Stated problem:
Copy exactly, and only, the lines starting at the line with "Clone this chart in D3.js." and ending at the line with "svg = d3.select('svg');". Leave every picture out of the copy.

— begin Task input —

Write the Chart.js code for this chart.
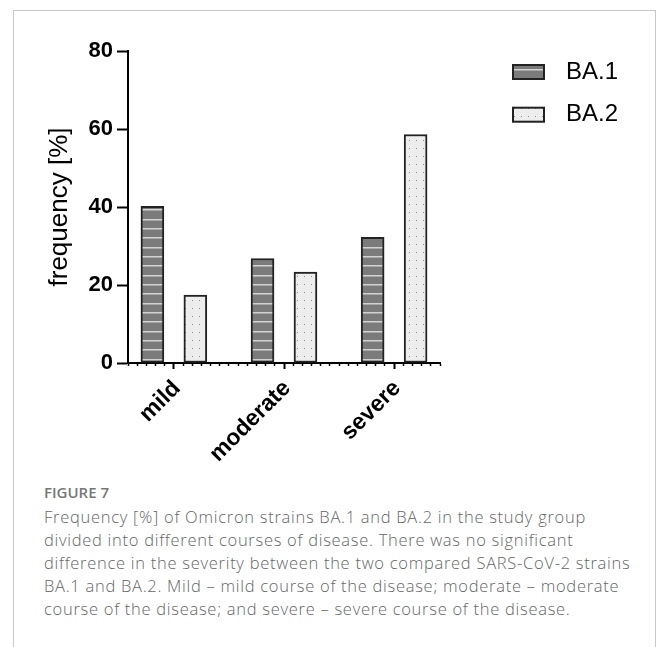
<!DOCTYPE html>
<html>
<head>
<meta charset="utf-8">
<script src="https://cdn.jsdelivr.net/npm/chart.js@4.4.0/dist/chart.umd.min.js"></script>
<style>
  html, body { margin: 0; padding: 0; background: #fff; width: 656px; height: 647px; overflow: hidden; }
  #frame { position: absolute; left: 13px; top: 10px; width: 641px; height: 700px; border: 1px solid #c8c8c8; border-bottom: none; }
  #wrap { position: absolute; left: 0; top: 0; width: 656px; height: 480px; }
  #fig { position: absolute; left: 44px; top: 483px; font: 600 15px/18px 'Open Sans', sans-serif; color: #777; }
  #cap { position: absolute; left: 44px; top: 505px; font: 300 16.5px/23.1px 'Open Sans', sans-serif; letter-spacing: 0.72px; color: #666; white-space: nowrap; }
</style>
</head>
<body>
<div id="frame"></div>
<div id="wrap"><canvas id="freqChart" width="656" height="480"></canvas></div>
<div id="fig">FIGURE 7</div>
<div id="cap">Frequency [%] of Omicron strains BA.1 and BA.2 in the study group<br>divided into different courses of disease. There was no significant<br>difference in the severity between the two compared SARS-CoV-2 strains<br>BA.1 and BA.2. Mild – mild course of the disease; moderate – moderate<br>course of the disease; and severe – severe course of the disease.</div>
<script>
const categories = ['mild', 'moderate', 'severe'];
const seriesNames = ['BA.1', 'BA.2'];
const ba1Values = [40.2, 26.8, 32.2];
const ba2Values = [17.4, 23.3, 58.6];
const yTicks = [0, 20, 40, 60, 80];

const arial = '"Liberation Sans", Arial, sans-serif';

// fill patterns like the Prism figure
function stripePattern() {
    const c = document.createElement('canvas');
    c.width = 8; c.height = 28;
    const g = c.getContext('2d');
    g.fillStyle = '#7b7b7b';
    g.fillRect(0, 0, 8, 28);
    [4, 13, 23].forEach(y => {
        g.fillStyle = '#d2d2d2'; g.fillRect(0, y, 8, 1);
        g.fillStyle = '#a8a8a8'; g.fillRect(0, y + 1, 8, 1);
    });
    return g.createPattern(c, 'repeat');
}

function dotPattern() {
    const c = document.createElement('canvas');
    c.width = 7; c.height = 8;
    const g = c.getContext('2d');
    g.fillStyle = '#ededed';
    g.fillRect(0, 0, 7, 8);
    g.fillStyle = '#8c8c8c';
    g.fillRect(3, 4, 1, 1);
    return g.createPattern(c, 'repeat');
}

const toPoints = vals => vals.map((v, i) => ({ x: i, y: v }));
const isMajor = c => !c.tick || Number.isInteger(c.tick.value);

// legend on the right, drawn by hand so the plot area stays put
const sideLegend = {
    id: 'sideLegend',
    afterDraw(chart) {
        const ctx = chart.ctx;
        chart.data.datasets.forEach((ds, i) => {
            const y = 64 + i * 42.7;
            ctx.save();
            ctx.fillStyle = ds.backgroundColor;
            ctx.fillRect(512, y, 33, 16);
            ctx.lineWidth = 2;
            ctx.strokeStyle = ds.borderColor;
            ctx.strokeRect(513, y + 1, 31, 14);
            ctx.fillStyle = '#000';
            ctx.font = '24px ' + arial;
            ctx.textBaseline = 'middle';
            ctx.fillText(ds.label, 566, y + 8);
            ctx.restore();
        });
    }
};

const ctx = document.getElementById('freqChart').getContext('2d');

new Chart(ctx, {
    type: 'bar',
    data: {
        datasets: [
            { label: seriesNames[0], data: toPoints(ba1Values), backgroundColor: stripePattern(), borderColor: '#222', borderWidth: 2, borderSkipped: false },
            { label: seriesNames[1], data: toPoints(ba2Values), backgroundColor: dotPattern(), borderColor: '#222', borderWidth: 2, borderSkipped: false }
        ]
    },
    options: {
        responsive: false,
        animation: false,
        devicePixelRatio: 1,
        barThickness: 'flex',
        categoryPercentage: 0.78,
        barPercentage: 0.535,
        layout: { padding: { left: 0, right: 216, top: 51, bottom: 0 } },
        plugins: { legend: { display: false }, tooltip: { enabled: false } },
        scales: {
            x: {
                type: 'linear',
                offset: false,
                min: -5 / 12,
                max: 29 / 12,
                afterBuildTicks: scale => {
                    const t = [];
                    for (let k = -5; k <= 29; k++) t.push({ value: k / 12 });
                    scale.ticks = t;
                },
                afterFit: scale => { scale.height = 117; },
                border: { display: true, color: '#000', width: 2 },
                grid: {
                    offset: false,
                    drawOnChartArea: false,
                    tickLength: 6,
                    tickColor: '#000',
                    tickWidth: c => isMajor(c) ? 2 : 1.5,
                    tickBorderDash: c => isMajor(c) ? [] : [2, 40]
                },
                ticks: {
                    autoSkip: false,
                    minRotation: 45,
                    maxRotation: 45,
                    padding: 6,
                    labelOffset: 3,
                    color: '#000',
                    font: { family: arial, size: 23, weight: 'bold' },
                    callback: v => Number.isInteger(v) ? categories[v] : ''
                }
            },
            y: {
                min: 0,
                max: 80,
                afterBuildTicks: scale => { scale.ticks = yTicks.map(v => ({ value: v })); },
                afterFit: scale => { scale.width = 128; },
                border: { display: true, color: '#000', width: 2 },
                grid: { drawOnChartArea: false, tickLength: 11, tickColor: '#000', tickWidth: 2 },
                ticks: {
                    padding: 4,
                    color: '#000',
                    font: { family: arial, size: 22, weight: 'bold' }
                },
                title: {
                    display: true,
                    text: 'frequency [%]',
                    color: '#000',
                    font: { family: arial, size: 26 },
                    padding: { top: 44, bottom: 0 }
                }
            }
        }
    },
    plugins: [sideLegend]
});
</script>
</body>
</html>
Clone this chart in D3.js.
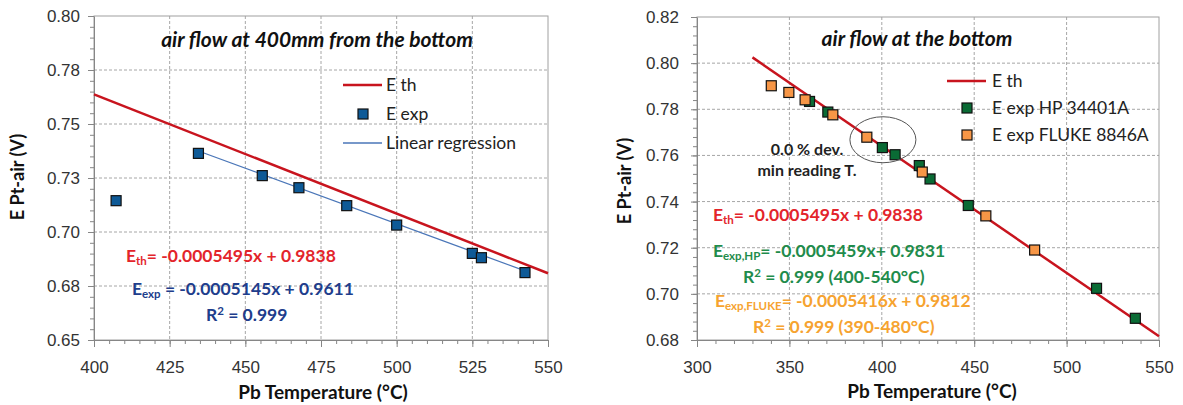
<!DOCTYPE html>
<html>
<head>
<meta charset="utf-8">
<script src="https://cdn.jsdelivr.net/npm/d3@7"></script>
<style>
  body { margin: 0; background: #fff; }
  svg { font-family: Lato, "Open Sans", sans-serif; }
  .grid line { stroke: #a6a6a6; stroke-dasharray: 3,2; }
  .axis path, .axis line { stroke: #868686; }
  .axis text { fill: #333; font-size: 17px; }
</style>
</head>
<body>
<svg width="1183" height="405"></svg>
<script>
d3.select(window).on('load', init);

//------------------------------------------------------------------------------
// left chart: air flow at 400mm from the bottom
var leftXTicks = [400, 425, 450, 475, 500, 525, 550];
var leftYTicks = [0.65, 0.675, 0.70, 0.725, 0.75, 0.775, 0.80];
var leftYLabels = ["0.65", "0.68", "0.70", "0.73", "0.75", "0.78", "0.80"];

var leftThT = [400, 550];
var leftThE = [0.7637, 0.6809];
var leftRegT = [434.5, 542.4];
var leftRegE = [0.7375, 0.6820];
var leftExpT = [407.3, 434.5, 455.6, 467.7, 483.5, 500.0, 525.0, 528.0, 542.4];
var leftExpE = [0.7145, 0.7364, 0.7261, 0.7205, 0.7122, 0.7032, 0.6901, 0.6881, 0.6812];

// right chart: air flow at the bottom
var rightXTicks = [300, 350, 400, 450, 500, 550];
var rightYTicks = [0.68, 0.70, 0.72, 0.74, 0.76, 0.78, 0.80, 0.82];
var rightYLabels = ["0.68", "0.70", "0.72", "0.74", "0.76", "0.78", "0.80", "0.82"];

var rightThT = [330, 550];
var rightThE = [0.8025, 0.6816];
var hpT = [360.9, 370.8, 400.3, 407.2, 420.3, 426.1, 446.8, 516.2, 537.2];
var hpE = [0.7834, 0.7788, 0.7634, 0.7603, 0.7556, 0.7498, 0.7383, 0.7024, 0.6894];
var flukeT = [340.2, 349.7, 358.5, 373.5, 391.9, 421.9, 456.3, 482.7];
var flukeE = [0.7902, 0.7873, 0.7841, 0.7776, 0.7679, 0.7528, 0.7338, 0.7190];
var circleT = 400.6, circleE = 0.7668;
//------------------------------------------------------------------------------

var red = "#c8141e", redText = "#e3242b";
var blueMarker = "#0e5a97", blueText = "#203d8c", regColor = "#4a76b8";
var green = "#0a6b35", greenText = "#1f8c4c";
var orange = "#f79646", orangeText = "#f6a330";

var svg;

function init() {
    svg = d3.select('svg');

    // ---- left chart
    var L = makeFrame({x0: 94, x1: 548, y0: 16, y1: 340},
        [400, 550], [0.65, 0.80], leftXTicks, leftYTicks, leftYLabels,
        d3.range(400, 551, 5), d3.range(0, 31).map(function(i){ return 0.65 + i*0.005; }), 14);

    L.g.append("line")
        .attr("x1", L.x(leftThT[0])).attr("y1", L.y(leftThE[0]))
        .attr("x2", L.x(leftThT[1])).attr("y2", L.y(leftThE[1]))
        .attr("stroke", red).attr("stroke-width", 2.5);

    L.g.append("line")
        .attr("x1", L.x(leftRegT[0])).attr("y1", L.y(leftRegE[0]))
        .attr("x2", L.x(leftRegT[1])).attr("y2", L.y(leftRegE[1]))
        .attr("stroke", regColor).attr("stroke-width", 1.3);

    drawMarkers(L, leftExpT, leftExpE, blueMarker);

    title(317, 47, "air flow at 400mm from the bottom");
    axisTitles(323, 399, 24, 177);

    // legend
    legendLine(343, 382, 85, red, 2.5);
    legendText(386, 85, "E th");
    legendSquare(363, 114, blueMarker);
    legendText(386, 114, "E exp");
    legendLine(343, 382, 143, regColor, 1.3);
    legendText(386, 143, "Linear regression");

    // equations
    equation(126, 262, redText, "E", "th", "= -0.0005495x + 0.9838");
    equation(132, 295, blueText, "E", "exp", " = -0.0005145x + 0.9611");
    rSquared(206, 321, blueText, " = 0.999");

    // ---- right chart
    var R = makeFrame({x0: 697, x1: 1159, y0: 17, y1: 340},
        [300, 550], [0.68, 0.82], rightXTicks, rightYTicks, rightYLabels,
        d3.range(300, 551, 10), d3.range(0, 36).map(function(i){ return 0.68 + i*0.004; }), 18);

    R.g.append("line")
        .attr("x1", R.x(rightThT[0])).attr("y1", R.y(rightThE[0]))
        .attr("x2", R.x(rightThT[1])).attr("y2", R.y(rightThE[1]))
        .attr("stroke", red).attr("stroke-width", 2.5);

    drawMarkers(R, hpT, hpE, green);
    drawMarkers(R, flukeT, flukeE, orange);

    R.g.append("ellipse")
        .attr("cx", R.x(circleT)).attr("cy", R.y(circleE))
        .attr("rx", 33).attr("ry", 23)
        .attr("fill", "none").attr("stroke", "#555").attr("stroke-width", 1);

    svg.append("text").attr("x", 807).attr("y", 155).attr("text-anchor", "middle")
        .attr("font-size", 16).attr("font-weight", "bold").attr("fill", "#222")
        .text("0.0 % dev.");
    svg.append("text").attr("x", 807).attr("y", 176).attr("text-anchor", "middle")
        .attr("font-size", 16).attr("font-weight", "bold").attr("fill", "#222")
        .text("min reading T.");

    title(917, 46, "air flow at the bottom");
    axisTitles(932, 398, 631, 181);

    legendLine(947, 986, 81, red, 2.5);
    legendText(992, 81, "E th");
    legendSquare(967, 108, green);
    legendText(992, 108, "E exp HP 34401A");
    legendSquare(967, 135, orange);
    legendText(992, 135, "E exp FLUKE 8846A");

    equation(713, 221, redText, "E", "th", "= -0.0005495x + 0.9838");
    equation(713, 257, greenText, "E", "exp,HP", "= -0.0005459x+ 0.9831");
    rSquared(743, 283, greenText, " = 0.999 (400-540°C)");
    equation(715, 307, orangeText, "E", "exp,FLUKE", "= -0.0005416x + 0.9812");
    rSquared(753, 333, orangeText, " = 0.999 (390-480°C)");
}

//---------------------------------------------------------------------
// frame with grid, border and axes
function makeFrame(box, xDom, yDom, xTicks, yTicks, yLabels, xMinor, yMinor, yPad) {
    var x = d3.scaleLinear().domain(xDom).range([box.x0, box.x1]);
    var y = d3.scaleLinear().domain(yDom).range([box.y1, box.y0]);
    var g = svg.append("g");

    g.append("g").attr("class", "grid")
     .selectAll("line.v")
     .data(xTicks.slice(1, -1))
     .enter().append("line")
     .attr("x1", function(d){ return x(d); }).attr("x2", function(d){ return x(d); })
     .attr("y1", box.y0).attr("y2", box.y1);

    g.append("g").attr("class", "grid")
     .selectAll("line.h")
     .data(yTicks.slice(1, -1))
     .enter().append("line")
     .attr("y1", function(d){ return y(d); }).attr("y2", function(d){ return y(d); })
     .attr("x1", box.x0).attr("x2", box.x1);

    g.append("rect")
     .attr("x", box.x0).attr("y", box.y0)
     .attr("width", box.x1 - box.x0).attr("height", box.y1 - box.y0)
     .attr("fill", "none").attr("stroke", "#a0a0a0");

    // minor ticks
    g.append("g").attr("class", "axis")
     .attr("transform", "translate(0," + box.y1 + ")")
     .call(d3.axisBottom(x).tickValues(xMinor).tickSize(4).tickFormat(""))
     .select(".domain").remove();
    g.append("g").attr("class", "axis")
     .attr("transform", "translate(" + box.x0 + ",0)")
     .call(d3.axisLeft(y).tickValues(yMinor).tickSize(4).tickFormat(""))
     .select(".domain").remove();

    g.append("g").attr("class", "axis")
     .attr("transform", "translate(0," + box.y1 + ")")
     .call(d3.axisBottom(x).tickValues(xTicks).tickSize(7).tickPadding(14)
        .tickFormat(d3.format("d")).tickSizeOuter(0));
    g.append("g").attr("class", "axis")
     .attr("transform", "translate(" + box.x0 + ",0)")
     .call(d3.axisLeft(y).tickValues(yTicks).tickSize(6).tickPadding(yPad - 6)
        .tickFormat(function(d, i){ return yLabels[i]; }).tickSizeOuter(0));

    return {x: x, y: y, g: g};
}

function drawMarkers(c, ts, es, fill) {
    c.g.append("g")
     .selectAll("rect")
     .data(ts.map(function(t, i){ return {t: t, e: es[i]}; }))
     .enter().append("rect")
     .attr("x", function(d){ return c.x(d.t) - 5; })
     .attr("y", function(d){ return c.y(d.e) - 5; })
     .attr("width", 10).attr("height", 10)
     .attr("fill", fill).attr("stroke", "#111").attr("stroke-width", 1.2);
}

function title(x, y, txt) {
    svg.append("text").attr("x", x).attr("y", y).attr("text-anchor", "middle")
       .attr("font-size", 21).attr("font-weight", "bold").attr("font-style", "italic")
       .attr("fill", "#111").text(txt);
}

function axisTitles(xx, xy, yx, yy) {
    svg.append("text").attr("x", xx).attr("y", xy).attr("text-anchor", "middle")
       .attr("font-size", 19).attr("font-weight", "bold").attr("fill", "#111")
       .text("Pb Temperature (°C)");
    svg.append("text").attr("transform", "translate(" + yx + "," + yy + ") rotate(-90)")
       .attr("text-anchor", "middle")
       .attr("font-size", 18).attr("font-weight", "bold").attr("fill", "#111")
       .text("E Pt-air (V)");
}

function legendLine(x1, x2, y, col, w) {
    svg.append("line").attr("x1", x1).attr("x2", x2).attr("y1", y).attr("y2", y)
       .attr("stroke", col).attr("stroke-width", w);
}
function legendSquare(x, y, col) {
    svg.append("rect").attr("x", x - 5).attr("y", y - 5).attr("width", 10).attr("height", 10)
       .attr("fill", col).attr("stroke", "#111").attr("stroke-width", 1.2);
}
function legendText(x, y, txt) {
    svg.append("text").attr("x", x).attr("y", y).attr("dy", "0.36em")
       .attr("font-size", 17.5).attr("fill", "#222").text(txt);
}

function equation(x, y, col, main, sub, rest) {
    var t = svg.append("text").attr("x", x).attr("y", y)
       .attr("font-size", 17.5).attr("font-weight", "bold").attr("fill", col);
    t.append("tspan").text(main);
    t.append("tspan").attr("font-size", 11.5).attr("dy", 3).text(sub);
    t.append("tspan").attr("dy", -3).text(rest);
}
function rSquared(x, y, col, rest) {
    var t = svg.append("text").attr("x", x).attr("y", y)
       .attr("font-size", 17.5).attr("font-weight", "bold").attr("fill", col);
    t.append("tspan").text("R");
    t.append("tspan").attr("font-size", 11.5).attr("dy", -6).text("2");
    t.append("tspan").attr("dy", 6).text(rest);
}
</script>
</body>
</html>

— end Task input —

Solution to this problem:
Clone this chart in D3.js.
<!DOCTYPE html>
<html>
<head>
<meta charset="utf-8">
<script src="https://cdn.jsdelivr.net/npm/d3@7"></script>
<style>
  body { margin: 0; background: #fff; }
  svg { font-family: Lato, "Open Sans", sans-serif; }
  .grid line { stroke: #a6a6a6; stroke-dasharray: 3,2; }
  .axis path, .axis line { stroke: #868686; }
  .axis text { fill: #333; font-size: 17px; }
</style>
</head>
<body>
<svg width="1183" height="405"></svg>
<script>
d3.select(window).on('load', init);

//------------------------------------------------------------------------------
// left chart: air flow at 400mm from the bottom
var leftXTicks = [400, 425, 450, 475, 500, 525, 550];
var leftYTicks = [0.65, 0.675, 0.70, 0.725, 0.75, 0.775, 0.80];
var leftYLabels = ["0.65", "0.68", "0.70", "0.73", "0.75", "0.78", "0.80"];

var leftThT = [400, 550];
var leftThE = [0.7637, 0.6809];
var leftRegT = [434.5, 542.4];
var leftRegE = [0.7375, 0.6820];
var leftExpT = [407.3, 434.5, 455.6, 467.7, 483.5, 500.0, 525.0, 528.0, 542.4];
var leftExpE = [0.7145, 0.7364, 0.7261, 0.7205, 0.7122, 0.7032, 0.6901, 0.6881, 0.6812];

// right chart: air flow at the bottom
var rightXTicks = [300, 350, 400, 450, 500, 550];
var rightYTicks = [0.68, 0.70, 0.72, 0.74, 0.76, 0.78, 0.80, 0.82];
var rightYLabels = ["0.68", "0.70", "0.72", "0.74", "0.76", "0.78", "0.80", "0.82"];

var rightThT = [330, 550];
var rightThE = [0.8025, 0.6816];
var hpT = [360.9, 370.8, 400.3, 407.2, 420.3, 426.1, 446.8, 516.2, 537.2];
var hpE = [0.7834, 0.7788, 0.7634, 0.7603, 0.7556, 0.7498, 0.7383, 0.7024, 0.6894];
var flukeT = [340.2, 349.7, 358.5, 373.5, 391.9, 421.9, 456.3, 482.7];
var flukeE = [0.7902, 0.7873, 0.7841, 0.7776, 0.7679, 0.7528, 0.7338, 0.7190];
var circleT = 400.6, circleE = 0.7668;
//------------------------------------------------------------------------------

var red = "#c8141e", redText = "#e3242b";
var blueMarker = "#0e5a97", blueText = "#203d8c", regColor = "#4a76b8";
var green = "#0a6b35", greenText = "#1f8c4c";
var orange = "#f79646", orangeText = "#f6a330";

var svg;

function init() {
    svg = d3.select('svg');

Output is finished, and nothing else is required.